2. Cognitive Computing Challenge - Similar to the Qualifying Challenge, a set of training documents and a full description of the target attributes will be provided. The difference with this challenge is the following:
- A smaller number of training documents (approx. 100)
- A larger variance for the responses in each target field. This will require greater emphasis on cleaning the data extracted
- Variances in the document format and structure. It will not be one consistent format as per the Preliminary Challenge
Materials required to complete this stage of the challenge can be downloaded here:
URL: ftp.dynamicrisk.net
User: CCChallenge
PW: @@@halleng@
Filename: DRAS_sample_v2_20151104.rar
3. Submissions for the Cognitive Computing Challenge
4. Judging and announcement of the winner
Challenge Criteria and Challenge Prize award
One prize will be awarded at the end of the Cognitive Computing Challenge from the team or individual with a submission that meets the judging criteria will be the sole winner.
Who Can Participate?
The challenge is open to individuals, teams and organizations globally. To be eligible to compete, innovators must comply with all the terms of the challenge as defined in the Challenge Specific Agreement.
Judging Panel
The challenge will be judged by the official Judging Panel. The Judging Panel holds responsibility for evaluating all submissions against the winning criteria and the guidelines and rules for the challenge. The panel will be responsible for evaluating compliance with these rules and guidelines and will have the sole and absolute discretion to select the challenge prize recipient. All decisions made by the Judging Panel shall be rendered by a majority of the judges and are final and binding on both the competitors and Dynamic Risk Assessment Systems, Inc. and are not subject to review or contest.
A panel of highly qualified individuals will be selected to serve as the judges. All members of the Judging Panel will be required to sign Non-Disclosure Agreements acknowledging that they make no claim to the Intellectual Property developed by individual competitors, teams, team sponsors, or partners.
Submission Requirements and Rules
All submissions must meet the following requirements to be included in the judging process for the challenge. A submission that does not meet these requirements will be considered incomplete and will not be eligible for judging.
- The submission must be original work and be owned or the property of the competitor.
- All platform use agreements must be satisfied, if third-party technology is used, the competitor must have the right to use the technology in their submission.
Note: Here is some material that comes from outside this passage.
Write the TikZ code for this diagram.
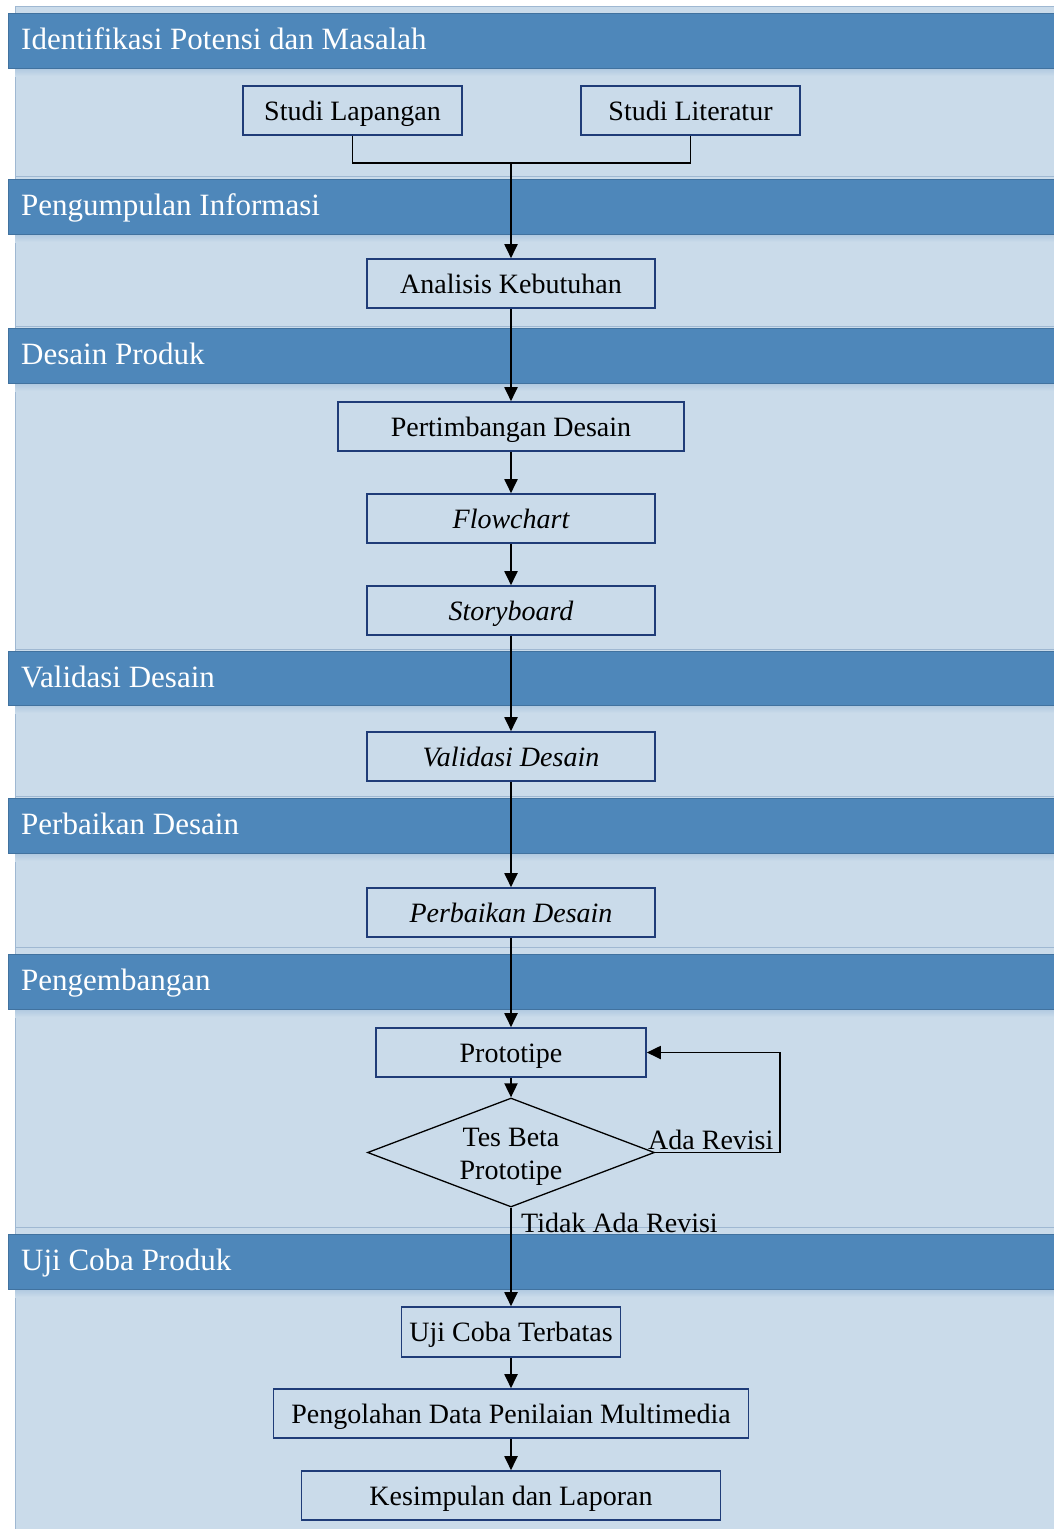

- For all submissions, competitors must assign a royalty free, irrevocable, perpetual, transferable, assignable, worldwide license for the Intellectual Property and intellectual property rights to Dynamic Risk Assessment Systems, Inc. for commercial use. The license assigned will be exclusive for applications in the Energy industry. Competitors will own the Intellectual Property and intellectual property rights for their submissions.
- Award of the prize will be subject to international laws, regulations, withholding and reporting requirements where required.
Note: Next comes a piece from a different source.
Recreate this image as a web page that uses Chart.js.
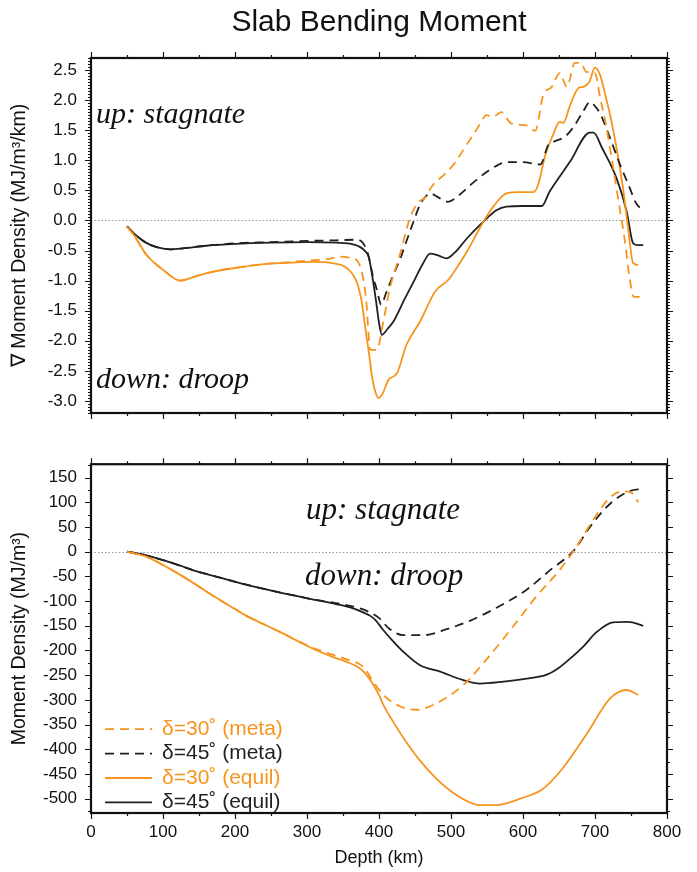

- If any provision of the Challenge Specific Agreement is held unenforceable, the competitor agrees that such provision shall be modified to the minimum extent necessary to render it enforceable (including the adoption of equivalent terms that are specific to the jurisdiction applicable to the competitor).
- By completing the registration for this challenge, the competitor is deemed to have read, accepted and agreed to be bound by the Challenge Specific Agreement.
Challenge submissions must include:
- URL, remote access instructions, or download link with credentials to utilize the working system
- all set up instructions where necessary
- instructions for the use of the system
- completed questionairre
All submissions for the Cognitive Computing Challenge must be downloadable and will be installed by Dynamic Risk locally for judging.
Winning Criteria
Judging in each of the two stages will be based on:
- Accuracy (60% of the score) - Your trained solution will be tested on separate set of records reserved for judging. The data set produced by your solution will be compared to the data set that has been correctly processed. The comparison will be based on the following parameters:
- Precision*
- Recall
- f-measure with Precision weighted 2 to 1 vs Recall
A simple definition of these parameters can be found here:
*Note: Precision will be based on the correct insertion of a clean record into the database which will includes conversion to the appropriate units, correct number of significant digits, removal of abbreviations in text, correction of spelling errors, correct capitalization, etc.
-
Usabilty Testing (15% of the score) - Internal engineers at Dynamic Risk will assess the user interface and the practical usability of the resulting database when they apply the Judging data set. The speed of processing will also be noted. A score from 0-10 will be assessed
-
Questionnaire (25% of the score) - The Judging Panel will assess the innovators’ approach to solve the problem and score the submissions from 0 to 10 based on their flexibility and extensibility to accommodate other types of documents, different document formats, and its performance when limited training documents are available.
Selection of a Winner
Based on the above criteria, a single submission will be selected with the highest overall score as the winning innovation and will receive the prize. In case of a tie, the winner will be selected at the discretion of the Judging Panel.
Challenge Guidelines are subject to change. Registered competitors will receive notification when changes are made, however, we highly encourage you to visit the Challenge Site often to review updates.
Schedule
Milestone |
Date |
Challenge is live |
May 15, 2015 |
Registration is open |
June 8, 2015 |
Submission questionnaire is available |
June 18, 2015 |
Leaderboard updates for the Qualifying Challenge |
ongoing (June through
December 2015)
|
Competition closes/Final Challenge submissions due |
April 11, 2016 |
Judging |
April 12 to
May 31, 2016
(may be extended
depending on the
number of teams
competing) |
Winner Announced |
June 1, 2016 |
Questions
Teams/Innovators will have an opportunity to check in with the Challenge Team upon request via video conference. Details will be announced after registration opens.